• Aim
Copy out the listing that follows, exact in every word, and skip the images.

• Recorded data
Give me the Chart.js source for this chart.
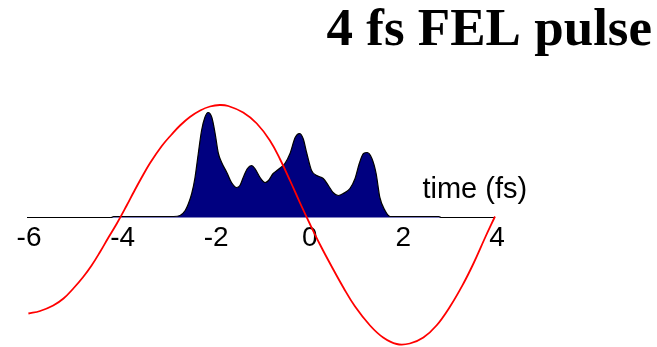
<!DOCTYPE html>
<html>
<head>
<meta charset="utf-8">
<title>4 fs FEL pulse</title>
<script src="https://cdn.jsdelivr.net/npm/chart.js@4/dist/chart.umd.min.js"></script>
<style>
  html, body { margin: 0; padding: 0; background: #ffffff; }
  #wrap { width: 657px; height: 347px; }
</style>
</head>
<body>
<div id="wrap"><canvas id="c" width="657" height="347"></canvas></div>
<script>
// Time axis (fs)
const tickValues = [-6, -4, -2, 0, 2, 4];

// FEL pulse power profile (arb. units) vs time (fs)
const pulseT = [-6, -4.2, -4.15, -3.0, -2.87, -2.73, -2.62, -2.55, -2.48, -2.41, -2.34, -2.27, -2.20,
  -2.13, -2.05, -1.98, -1.91, -1.84, -1.73, -1.63, -1.52, -1.45, -1.38, -1.29, -1.20, -1.13, -1.02,
  -0.91, -0.84, -0.74, -0.63, -0.49, -0.38, -0.27, -0.18, -0.10, -0.02, 0.08, 0.19, 0.33, 0.44,
  0.54, 0.65, 0.76, 0.90, 1.01, 1.10, 1.19, 1.27, 1.37, 1.46, 1.54, 1.65, 1.76, 1.86, 2.8, 2.85, 4];
const pulseP = [0, 0, 0.01, 0.01, 0.01, 0.02, 0.07, 0.14, 0.24, 0.40, 0.64, 0.87, 1.00,
  1.05, 1.00, 0.84, 0.64, 0.55, 0.45, 0.35, 0.30, 0.32, 0.40, 0.49, 0.52, 0.49, 0.40,
  0.35, 0.37, 0.44, 0.48, 0.54, 0.64, 0.80, 0.84, 0.79, 0.64, 0.47, 0.42, 0.39, 0.32,
  0.25, 0.22, 0.24, 0.29, 0.39, 0.54, 0.64, 0.65, 0.59, 0.44, 0.20, 0.07, 0.01, 0.01, 0.01, 0, 0];

// Laser field (arb. units) vs time (fs)
const fieldT = [-5.97, -5.72, -5.44, -5.22, -5.01, -4.80, -4.62, -4.44, -4.26, -4.08, -3.87,
  -3.73, -3.55, -3.37, -3.12, -2.91, -2.73, -2.52, -2.30, -2.09, -1.88, -1.70, -1.38, -1.09, -0.81,
  -0.59, -0.38, -0.17, 0.05, 0.26, 0.51, 0.76, 1.01, 1.33, 1.61, 1.90, 2.18, 2.47, 2.75, 3.04,
  3.32, 3.54, 3.79, 4.00];
const fieldE = [-0.96, -0.935, -0.88, -0.81, -0.71, -0.595, -0.48, -0.345, -0.20, -0.06, 0.12,
  0.245, 0.40, 0.545, 0.715, 0.83, 0.92, 1.005, 1.07, 1.11, 1.125, 1.115, 1.05, 0.94, 0.77,
  0.58, 0.37, 0.15, -0.07, -0.27, -0.49, -0.70, -0.89, -1.08, -1.20, -1.265, -1.26, -1.20, -1.08, -0.89,
  -0.665, -0.46, -0.20, 0.01];

const pulseData = pulseT.map((t, i) => ({ x: t, y: pulseP[i] }));
const fieldData = fieldT.map((t, i) => ({ x: t, y: fieldE[i] }));

// Axis caption drawn next to the time axis
const axisCaption = {
  id: 'axisCaption',
  afterDatasetsDraw(chart) {
    const { ctx, scales } = chart;
    ctx.save();
    ctx.font = '29px "Liberation Sans", Arial, sans-serif';
    ctx.fillStyle = '#000000';
    ctx.textAlign = 'left';
    ctx.textBaseline = 'alphabetic';
    ctx.fillText('time (fs)', scales.x.getPixelForValue(2.45), scales.y.getPixelForValue(0.2));
    ctx.restore();
  }
};

new Chart(document.getElementById('c'), {
  type: 'line',
  data: {
    datasets: [
      {
        label: 'field',
        data: fieldData,
        borderColor: '#ff0000',
        borderWidth: 1.8,
        pointRadius: 0,
        fill: false,
        tension: 0.4,
        clip: false
      },
      {
        label: 'pulse',
        data: pulseData,
        borderColor: '#000000',
        borderWidth: 1.2,
        backgroundColor: '#000080',
        pointRadius: 0,
        fill: 'origin',
        cubicInterpolationMode: 'monotone'
      }
    ]
  },
  options: {
    responsive: false,
    devicePixelRatio: 1,
    animation: false,
    layout: { padding: { left: 27, right: 5, top: 0, bottom: 0 } },
    plugins: {
      legend: { display: false },
      tooltip: { enabled: false },
      title: {
        display: true,
        text: '4 fs FEL pulse',
        align: 'end',
        color: '#000000',
        font: { family: '"Liberation Serif", "Times New Roman", serif', size: 53, weight: 'bold', lineHeight: 1.0 },
        padding: { top: 5, bottom: 9 }
      }
    },
    scales: {
      x: {
        type: 'linear',
        position: { y: 0 },
        min: -6,
        max: 7.355,
        grid: { display: false, drawTicks: false },
        border: { display: false },
        afterBuildTicks(scale) { scale.ticks = tickValues.map(v => ({ value: v })); },
        afterFit(scale) { scale.height = 0; },
        ticks: {
          padding: 4,
          labelOffset: 2,
          color: '#000000',
          maxRotation: 0,
          autoSkip: false,
          font: { family: '"Liberation Sans", Arial, sans-serif', size: 28 }
        }
      },
      y: {
        type: 'linear',
        display: false,
        min: -1.295,
        max: 1.505
      }
    }
  },
  plugins: [axisCaption]
});
</script>
</body>
</html>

• Answer for this exercise
Give me the Chart.js source for this chart.
<!DOCTYPE html>
<html>
<head>
<meta charset="utf-8">
<title>4 fs FEL pulse</title>
<script src="https://cdn.jsdelivr.net/npm/chart.js@4/dist/chart.umd.min.js"></script>
<style>
  html, body { margin: 0; padding: 0; background: #ffffff; }
  #wrap { width: 657px; height: 347px; }
</style>
</head>
<body>
<div id="wrap"><canvas id="c" width="657" height="347"></canvas></div>
<script>
// Time axis (fs)
const tickValues = [-6, -4, -2, 0, 2, 4];

// FEL pulse power profile (arb. units) vs time (fs)
const pulseT = [-6, -4.2, -4.15, -3.0, -2.87, -2.73, -2.62, -2.55, -2.48, -2.41, -2.34, -2.27, -2.20,
  -2.13, -2.05, -1.98, -1.91, -1.84, -1.73, -1.63, -1.52, -1.45, -1.38, -1.29, -1.20, -1.13, -1.02,
  -0.91, -0.84, -0.74, -0.63, -0.49, -0.38, -0.27, -0.18, -0.10, -0.02, 0.08, 0.19, 0.33, 0.44,
  0.54, 0.65, 0.76, 0.90, 1.01, 1.10, 1.19, 1.27, 1.37, 1.46, 1.54, 1.65, 1.76, 1.86, 2.8, 2.85, 4];
const pulseP = [0, 0, 0.01, 0.01, 0.01, 0.02, 0.07, 0.14, 0.24, 0.40, 0.64, 0.87, 1.00,
  1.05, 1.00, 0.84, 0.64, 0.55, 0.45, 0.35, 0.30, 0.32, 0.40, 0.49, 0.52, 0.49, 0.40,
  0.35, 0.37, 0.44, 0.48, 0.54, 0.64, 0.80, 0.84, 0.79, 0.64, 0.47, 0.42, 0.39, 0.32,
  0.25, 0.22, 0.24, 0.29, 0.39, 0.54, 0.64, 0.65, 0.59, 0.44, 0.20, 0.07, 0.01, 0.01, 0.01, 0, 0];

// Laser field (arb. units) vs time (fs)
const fieldT = [-5.97, -5.72, -5.44, -5.22, -5.01, -4.80, -4.62, -4.44, -4.26, -4.08, -3.87,
  -3.73, -3.55, -3.37, -3.12, -2.91, -2.73, -2.52, -2.30, -2.09, -1.88, -1.70, -1.38, -1.09, -0.81,
  -0.59, -0.38, -0.17, 0.05, 0.26, 0.51, 0.76, 1.01, 1.33, 1.61, 1.90, 2.18, 2.47, 2.75, 3.04,
  3.32, 3.54, 3.79, 4.00];
const fieldE = [-0.96, -0.935, -0.88, -0.81, -0.71, -0.595, -0.48, -0.345, -0.20, -0.06, 0.12,
  0.245, 0.40, 0.545, 0.715, 0.83, 0.92, 1.005, 1.07, 1.11, 1.125, 1.115, 1.05, 0.94, 0.77,
  0.58, 0.37, 0.15, -0.07, -0.27, -0.49, -0.70, -0.89, -1.08, -1.20, -1.265, -1.26, -1.20, -1.08, -0.89,
  -0.665, -0.46, -0.20, 0.01];

const pulseData = pulseT.map((t, i) => ({ x: t, y: pulseP[i] }));
const fieldData = fieldT.map((t, i) => ({ x: t, y: fieldE[i] }));

// Axis caption drawn next to the time axis
const axisCaption = {
  id: 'axisCaption',
  afterDatasetsDraw(chart) {
    const { ctx, scales } = chart;
    ctx.save();
    ctx.font = '29px "Liberation Sans", Arial, sans-serif';
    ctx.fillStyle = '#000000';
    ctx.textAlign = 'left';
    ctx.textBaseline = 'alphabetic';
    ctx.fillText('time (fs)', scales.x.getPixelForValue(2.45), scales.y.getPixelForValue(0.2));
    ctx.restore();
  }
};

new Chart(document.getElementById('c'), {
  type: 'line',
  data: {
    datasets: [
      {
        label: 'field',
        data: fieldData,
        borderColor: '#ff0000',
        borderWidth: 1.8,
        pointRadius: 0,
        fill: false,
        tension: 0.4,
        clip: false
      },
      {
        label: 'pulse',
        data: pulseData,
        borderColor: '#000000',
        borderWidth: 1.2,
        backgroundColor: '#000080',
        pointRadius: 0,
        fill: 'origin',
        cubicInterpolationMode: 'monotone'
      }
    ]
  },
  options: {
    responsive: false,
    devicePixelRatio: 1,
    animation: false,
    layout: { padding: { left: 27, right: 5, top: 0, bottom: 0 } },
    plugins: {
      legend: { display: false },
      tooltip: { enabled: false },
      title: {
        display: true,
        text: '4 fs FEL pulse',
        align: 'end',
        color: '#000000',
        font: { family: '"Liberation Serif", "Times New Roman", serif', size: 53, weight: 'bold', lineHeight: 1.0 },
        padding: { top: 5, bottom: 9 }
      }
    },
    scales: {
      x: {
        type: 'linear',
        position: { y: 0 },
        min: -6,
        max: 7.355,
        grid: { display: false, drawTicks: false },
        border: { display: false },
        afterBuildTicks(scale) { scale.ticks = tickValues.map(v => ({ value: v })); },
        afterFit(scale) { scale.height = 0; },
        ticks: {
          padding: 4,
          labelOffset: 2,
          color: '#000000',
          maxRotation: 0,
          autoSkip: false,
          font: { family: '"Liberation Sans", Arial, sans-serif', size: 28 }
        }
      },
      y: {
        type: 'linear',
        display: false,
        min: -1.295,
        max: 1.505
      }
    }
  },
  plugins: [axisCaption]
});
</script>
</body>
</html>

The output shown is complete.